Analizzando i settori economici si scopre che nel 2010 l’agricoltura faceva rilevare il 34,6 per cento delle morti bianche mentre nel 2011 è aumentata arrivando al 39,6 per cento. Contestualmente è diminuita invece la percentuale delle vittime nel settore delle costruzioni (dal 28,1 per cento del 2010 al 22,2 del 2011). Significativo, poi, l’aumento delle morti bianche nel commercio, ingrosso dettaglio e attività artigianali (dai 28 casi del 2010 ai 74 casi del 2011).

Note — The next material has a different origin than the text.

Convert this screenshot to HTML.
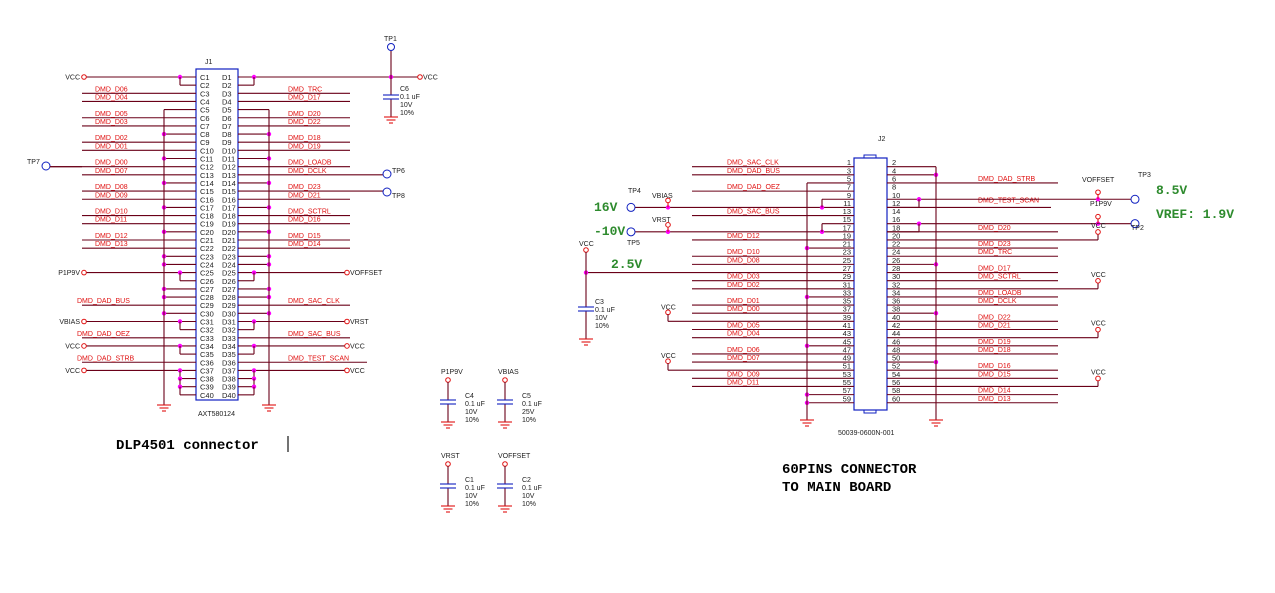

Le cause di morte più frequenti non sono cambiate nel biennio, ovvero la caduta dall’alto e il ribaltamento di un veicolo o di un mezzo in movimento; anche se hanno subito variazioni opposte. La caduta dall’alto è infatti diminuita (dal 27,1 per cento del 2010 al 24,2 del 2011). E il ribaltamento di un veicolo o di un mezzo in movimento è aumentata (dal 18,8 del 2010 al 21,9 per cento del 2011). Un incremento del 6,5 per cento è emerso poi per i casi di morte dovuti a schiacciamento per la caduta di oggetti pesanti (17,7 per cento nel 2011, vale a dire 6,5 punti in percentuale in più sul 2010). Gli stranieri vittime di un infortunio mortale nel 2010 sono stati 59 ed erano l’11,3 per cento delle morti bianche di tutto il Paese, nel 2011 sono stati 72 i decessi pari al 13,1 per cento di tutte le vittime del Paese.